SOURCE DATA:
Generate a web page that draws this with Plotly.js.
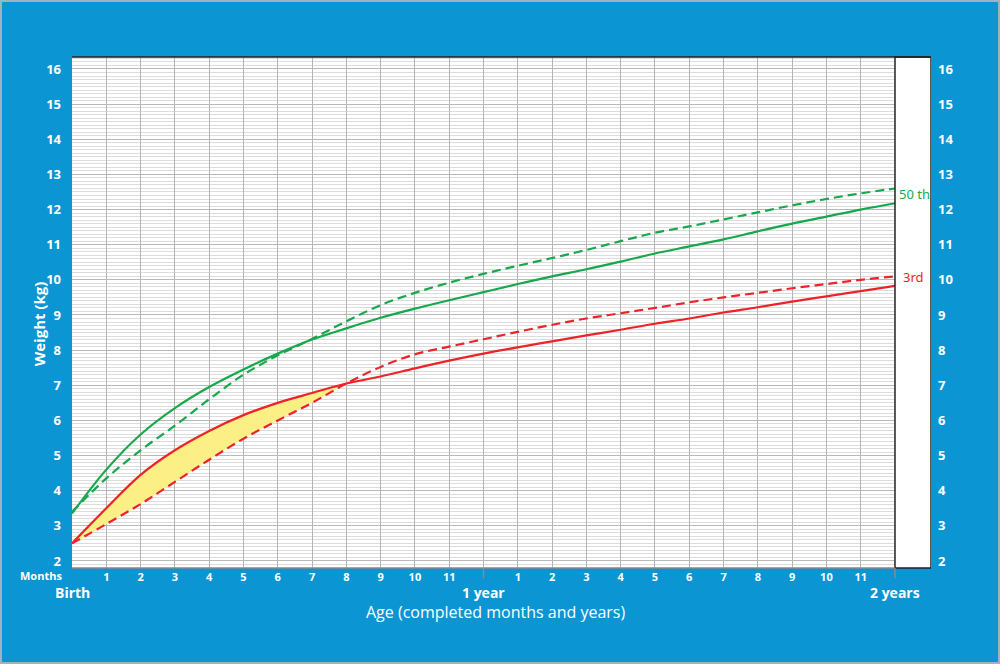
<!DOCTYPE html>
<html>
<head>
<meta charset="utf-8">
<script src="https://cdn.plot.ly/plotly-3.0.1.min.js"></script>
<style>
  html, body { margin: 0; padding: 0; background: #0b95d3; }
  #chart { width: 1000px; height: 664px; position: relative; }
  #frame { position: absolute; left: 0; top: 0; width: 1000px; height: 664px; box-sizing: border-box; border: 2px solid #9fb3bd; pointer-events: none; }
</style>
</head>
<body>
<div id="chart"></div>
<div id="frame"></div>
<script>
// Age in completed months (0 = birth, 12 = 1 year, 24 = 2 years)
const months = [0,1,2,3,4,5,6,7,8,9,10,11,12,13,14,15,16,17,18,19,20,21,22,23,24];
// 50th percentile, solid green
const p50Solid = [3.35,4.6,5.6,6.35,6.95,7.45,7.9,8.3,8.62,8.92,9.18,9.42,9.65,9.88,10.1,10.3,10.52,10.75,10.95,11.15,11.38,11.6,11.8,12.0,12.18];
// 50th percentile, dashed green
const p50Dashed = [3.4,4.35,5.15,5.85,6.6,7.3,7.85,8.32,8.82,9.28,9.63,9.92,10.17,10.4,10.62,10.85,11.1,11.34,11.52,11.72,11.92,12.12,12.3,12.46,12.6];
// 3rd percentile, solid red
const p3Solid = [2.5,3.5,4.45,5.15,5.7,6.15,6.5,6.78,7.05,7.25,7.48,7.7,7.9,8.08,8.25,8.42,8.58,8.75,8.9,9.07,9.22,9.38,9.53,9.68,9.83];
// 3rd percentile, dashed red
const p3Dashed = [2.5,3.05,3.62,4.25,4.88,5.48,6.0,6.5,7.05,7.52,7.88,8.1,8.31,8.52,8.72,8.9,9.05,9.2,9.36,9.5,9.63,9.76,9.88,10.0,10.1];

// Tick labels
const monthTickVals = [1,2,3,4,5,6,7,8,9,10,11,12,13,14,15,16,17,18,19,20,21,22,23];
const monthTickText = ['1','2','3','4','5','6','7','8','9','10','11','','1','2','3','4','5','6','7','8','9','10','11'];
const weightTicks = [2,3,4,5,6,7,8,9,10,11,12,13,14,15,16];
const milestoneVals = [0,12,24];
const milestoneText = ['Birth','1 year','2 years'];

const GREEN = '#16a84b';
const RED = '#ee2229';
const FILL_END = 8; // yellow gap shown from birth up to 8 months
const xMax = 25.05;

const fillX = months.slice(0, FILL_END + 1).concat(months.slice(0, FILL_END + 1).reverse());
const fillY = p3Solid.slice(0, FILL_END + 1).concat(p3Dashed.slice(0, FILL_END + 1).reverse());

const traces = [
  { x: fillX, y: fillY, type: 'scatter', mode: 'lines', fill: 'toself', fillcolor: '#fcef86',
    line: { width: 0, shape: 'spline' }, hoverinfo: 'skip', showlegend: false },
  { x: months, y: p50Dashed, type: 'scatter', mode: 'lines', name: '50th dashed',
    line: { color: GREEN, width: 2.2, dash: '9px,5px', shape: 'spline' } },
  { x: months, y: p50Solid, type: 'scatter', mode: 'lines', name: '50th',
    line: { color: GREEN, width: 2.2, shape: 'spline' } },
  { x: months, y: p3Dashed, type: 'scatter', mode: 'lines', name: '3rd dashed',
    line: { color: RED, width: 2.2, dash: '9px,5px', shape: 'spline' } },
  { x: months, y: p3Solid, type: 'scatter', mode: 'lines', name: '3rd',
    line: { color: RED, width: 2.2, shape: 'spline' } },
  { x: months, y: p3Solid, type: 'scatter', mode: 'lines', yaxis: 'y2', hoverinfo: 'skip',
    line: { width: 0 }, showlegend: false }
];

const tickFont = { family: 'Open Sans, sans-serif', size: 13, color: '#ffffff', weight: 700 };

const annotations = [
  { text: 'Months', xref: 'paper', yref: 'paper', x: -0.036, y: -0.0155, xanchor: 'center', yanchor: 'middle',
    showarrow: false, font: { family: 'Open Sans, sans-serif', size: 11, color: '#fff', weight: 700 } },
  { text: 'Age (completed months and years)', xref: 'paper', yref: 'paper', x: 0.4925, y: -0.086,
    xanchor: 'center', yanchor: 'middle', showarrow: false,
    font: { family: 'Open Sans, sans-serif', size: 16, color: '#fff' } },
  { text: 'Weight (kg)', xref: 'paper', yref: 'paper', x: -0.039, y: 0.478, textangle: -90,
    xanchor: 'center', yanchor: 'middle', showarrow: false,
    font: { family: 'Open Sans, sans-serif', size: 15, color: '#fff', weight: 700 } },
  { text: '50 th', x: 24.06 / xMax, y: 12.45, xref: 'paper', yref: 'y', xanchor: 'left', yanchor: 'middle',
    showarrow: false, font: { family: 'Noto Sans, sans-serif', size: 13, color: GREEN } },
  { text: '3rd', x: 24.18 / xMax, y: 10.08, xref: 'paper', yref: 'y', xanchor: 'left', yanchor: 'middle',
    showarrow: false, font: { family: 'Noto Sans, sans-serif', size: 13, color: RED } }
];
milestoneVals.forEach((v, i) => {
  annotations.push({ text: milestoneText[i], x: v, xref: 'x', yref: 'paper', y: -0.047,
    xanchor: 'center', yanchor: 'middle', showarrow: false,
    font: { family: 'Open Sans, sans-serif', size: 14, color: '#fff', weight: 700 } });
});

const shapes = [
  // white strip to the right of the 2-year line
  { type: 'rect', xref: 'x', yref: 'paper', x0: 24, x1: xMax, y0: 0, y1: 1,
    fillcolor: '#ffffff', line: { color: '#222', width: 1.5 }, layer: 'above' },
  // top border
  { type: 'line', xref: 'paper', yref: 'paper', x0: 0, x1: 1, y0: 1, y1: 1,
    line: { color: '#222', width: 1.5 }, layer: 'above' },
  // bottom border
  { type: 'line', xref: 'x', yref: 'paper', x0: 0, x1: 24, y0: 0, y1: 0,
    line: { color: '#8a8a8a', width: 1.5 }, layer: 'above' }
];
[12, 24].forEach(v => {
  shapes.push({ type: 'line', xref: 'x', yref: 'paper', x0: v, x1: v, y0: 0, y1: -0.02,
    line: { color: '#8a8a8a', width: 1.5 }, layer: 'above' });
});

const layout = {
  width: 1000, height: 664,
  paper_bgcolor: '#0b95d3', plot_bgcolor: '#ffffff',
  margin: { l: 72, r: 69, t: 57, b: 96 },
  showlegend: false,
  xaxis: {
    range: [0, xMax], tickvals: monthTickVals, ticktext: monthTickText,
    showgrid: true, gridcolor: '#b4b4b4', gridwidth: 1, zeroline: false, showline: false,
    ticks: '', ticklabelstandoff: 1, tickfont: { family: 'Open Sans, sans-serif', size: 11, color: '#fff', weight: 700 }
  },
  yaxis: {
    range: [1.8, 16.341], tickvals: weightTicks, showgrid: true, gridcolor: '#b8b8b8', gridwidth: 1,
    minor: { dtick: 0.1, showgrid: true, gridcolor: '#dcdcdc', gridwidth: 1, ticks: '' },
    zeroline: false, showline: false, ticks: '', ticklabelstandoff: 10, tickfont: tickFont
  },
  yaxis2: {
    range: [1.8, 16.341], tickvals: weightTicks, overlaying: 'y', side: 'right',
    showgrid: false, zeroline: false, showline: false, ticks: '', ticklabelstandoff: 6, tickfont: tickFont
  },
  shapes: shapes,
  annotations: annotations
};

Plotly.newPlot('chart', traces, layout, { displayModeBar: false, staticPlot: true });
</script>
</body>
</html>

YOUR TASK:
Transcribe the whole listing exactly. Pictures are excluded.

EXERCISE OUTPUT:
Generate a web page that draws this with Plotly.js.
<!DOCTYPE html>
<html>
<head>
<meta charset="utf-8">
<script src="https://cdn.plot.ly/plotly-3.0.1.min.js"></script>
<style>
  html, body { margin: 0; padding: 0; background: #0b95d3; }
  #chart { width: 1000px; height: 664px; position: relative; }
  #frame { position: absolute; left: 0; top: 0; width: 1000px; height: 664px; box-sizing: border-box; border: 2px solid #9fb3bd; pointer-events: none; }
</style>
</head>
<body>
<div id="chart"></div>
<div id="frame"></div>
<script>
// Age in completed months (0 = birth, 12 = 1 year, 24 = 2 years)
const months = [0,1,2,3,4,5,6,7,8,9,10,11,12,13,14,15,16,17,18,19,20,21,22,23,24];
// 50th percentile, solid green
const p50Solid = [3.35,4.6,5.6,6.35,6.95,7.45,7.9,8.3,8.62,8.92,9.18,9.42,9.65,9.88,10.1,10.3,10.52,10.75,10.95,11.15,11.38,11.6,11.8,12.0,12.18];
// 50th percentile, dashed green
const p50Dashed = [3.4,4.35,5.15,5.85,6.6,7.3,7.85,8.32,8.82,9.28,9.63,9.92,10.17,10.4,10.62,10.85,11.1,11.34,11.52,11.72,11.92,12.12,12.3,12.46,12.6];
// 3rd percentile, solid red
const p3Solid = [2.5,3.5,4.45,5.15,5.7,6.15,6.5,6.78,7.05,7.25,7.48,7.7,7.9,8.08,8.25,8.42,8.58,8.75,8.9,9.07,9.22,9.38,9.53,9.68,9.83];
// 3rd percentile, dashed red
const p3Dashed = [2.5,3.05,3.62,4.25,4.88,5.48,6.0,6.5,7.05,7.52,7.88,8.1,8.31,8.52,8.72,8.9,9.05,9.2,9.36,9.5,9.63,9.76,9.88,10.0,10.1];

// Tick labels
const monthTickVals = [1,2,3,4,5,6,7,8,9,10,11,12,13,14,15,16,17,18,19,20,21,22,23];
const monthTickText = ['1','2','3','4','5','6','7','8','9','10','11','','1','2','3','4','5','6','7','8','9','10','11'];
const weightTicks = [2,3,4,5,6,7,8,9,10,11,12,13,14,15,16];
const milestoneVals = [0,12,24];
const milestoneText = ['Birth','1 year','2 years'];

const GREEN = '#16a84b';
const RED = '#ee2229';
const FILL_END = 8; // yellow gap shown from birth up to 8 months
const xMax = 25.05;

const fillX = months.slice(0, FILL_END + 1).concat(months.slice(0, FILL_END + 1).reverse());
const fillY = p3Solid.slice(0, FILL_END + 1).concat(p3Dashed.slice(0, FILL_END + 1).reverse());

const traces = [
  { x: fillX, y: fillY, type: 'scatter', mode: 'lines', fill: 'toself', fillcolor: '#fcef86',
    line: { width: 0, shape: 'spline' }, hoverinfo: 'skip', showlegend: false },
  { x: months, y: p50Dashed, type: 'scatter', mode: 'lines', name: '50th dashed',
    line: { color: GREEN, width: 2.2, dash: '9px,5px', shape: 'spline' } },
  { x: months, y: p50Solid, type: 'scatter', mode: 'lines', name: '50th',
    line: { color: GREEN, width: 2.2, shape: 'spline' } },
  { x: months, y: p3Dashed, type: 'scatter', mode: 'lines', name: '3rd dashed',
    line: { color: RED, width: 2.2, dash: '9px,5px', shape: 'spline' } },
  { x: months, y: p3Solid, type: 'scatter', mode: 'lines', name: '3rd',
    line: { color: RED, width: 2.2, shape: 'spline' } },
  { x: months, y: p3Solid, type: 'scatter', mode: 'lines', yaxis: 'y2', hoverinfo: 'skip',
    line: { width: 0 }, showlegend: false }
];

const tickFont = { family: 'Open Sans, sans-serif', size: 13, color: '#ffffff', weight: 700 };

const annotations = [
  { text: 'Months', xref: 'paper', yref: 'paper', x: -0.036, y: -0.0155, xanchor: 'center', yanchor: 'middle',
    showarrow: false, font: { family: 'Open Sans, sans-serif', size: 11, color: '#fff', weight: 700 } },
  { text: 'Age (completed months and years)', xref: 'paper', yref: 'paper', x: 0.4925, y: -0.086,
    xanchor: 'center', yanchor: 'middle', showarrow: false,
    font: { family: 'Open Sans, sans-serif', size: 16, color: '#fff' } },
  { text: 'Weight (kg)', xref: 'paper', yref: 'paper', x: -0.039, y: 0.478, textangle: -90,
    xanchor: 'center', yanchor: 'middle', showarrow: false,
    font: { family: 'Open Sans, sans-serif', size: 15, color: '#fff', weight: 700 } },
  { text: '50 th', x: 24.06 / xMax, y: 12.45, xref: 'paper', yref: 'y', xanchor: 'left', yanchor: 'middle',
    showarrow: false, font: { family: 'Noto Sans, sans-serif', size: 13, color: GREEN } },
  { text: '3rd', x: 24.18 / xMax, y: 10.08, xref: 'paper', yref: 'y', xanchor: 'left', yanchor: 'middle',
    showarrow: false, font: { family: 'Noto Sans, sans-serif', size: 13, color: RED } }
];
milestoneVals.forEach((v, i) => {
  annotations.push({ text: milestoneText[i], x: v, xref: 'x', yref: 'paper', y: -0.047,
    xanchor: 'center', yanchor: 'middle', showarrow: false,
    font: { family: 'Open Sans, sans-serif', size: 14, color: '#fff', weight: 700 } });
});

const shapes = [
  // white strip to the right of the 2-year line
  { type: 'rect', xref: 'x', yref: 'paper', x0: 24, x1: xMax, y0: 0, y1: 1,
    fillcolor: '#ffffff', line: { color: '#222', width: 1.5 }, layer: 'above' },
  // top border
  { type: 'line', xref: 'paper', yref: 'paper', x0: 0, x1: 1, y0: 1, y1: 1,
    line: { color: '#222', width: 1.5 }, layer: 'above' },
  // bottom border
  { type: 'line', xref: 'x', yref: 'paper', x0: 0, x1: 24, y0: 0, y1: 0,
    line: { color: '#8a8a8a', width: 1.5 }, layer: 'above' }
];
[12, 24].forEach(v => {
  shapes.push({ type: 'line', xref: 'x', yref: 'paper', x0: v, x1: v, y0: 0, y1: -0.02,
    line: { color: '#8a8a8a', width: 1.5 }, layer: 'above' });
});

const layout = {
  width: 1000, height: 664,
  paper_bgcolor: '#0b95d3', plot_bgcolor: '#ffffff',
  margin: { l: 72, r: 69, t: 57, b: 96 },
  showlegend: false,
  xaxis: {
    range: [0, xMax], tickvals: monthTickVals, ticktext: monthTickText,
    showgrid: true, gridcolor: '#b4b4b4', gridwidth: 1, zeroline: false, showline: false,
    ticks: '', ticklabelstandoff: 1, tickfont: { family: 'Open Sans, sans-serif', size: 11, color: '#fff', weight: 700 }
  },
  yaxis: {
    range: [1.8, 16.341], tickvals: weightTicks, showgrid: true, gridcolor: '#b8b8b8', gridwidth: 1,
    minor: { dtick: 0.1, showgrid: true, gridcolor: '#dcdcdc', gridwidth: 1, ticks: '' },
    zeroline: false, showline: false, ticks: '', ticklabelstandoff: 10, tickfont: tickFont
  },
  yaxis2: {
    range: [1.8, 16.341], tickvals: weightTicks, overlaying: 'y', side: 'right',
    showgrid: false, zeroline: false, showline: false, ticks: '', ticklabelstandoff: 6, tickfont: tickFont
  },
  shapes: shapes,
  annotations: annotations
};

Plotly.newPlot('chart', traces, layout, { displayModeBar: false, staticPlot: true });
</script>
</body>
</html>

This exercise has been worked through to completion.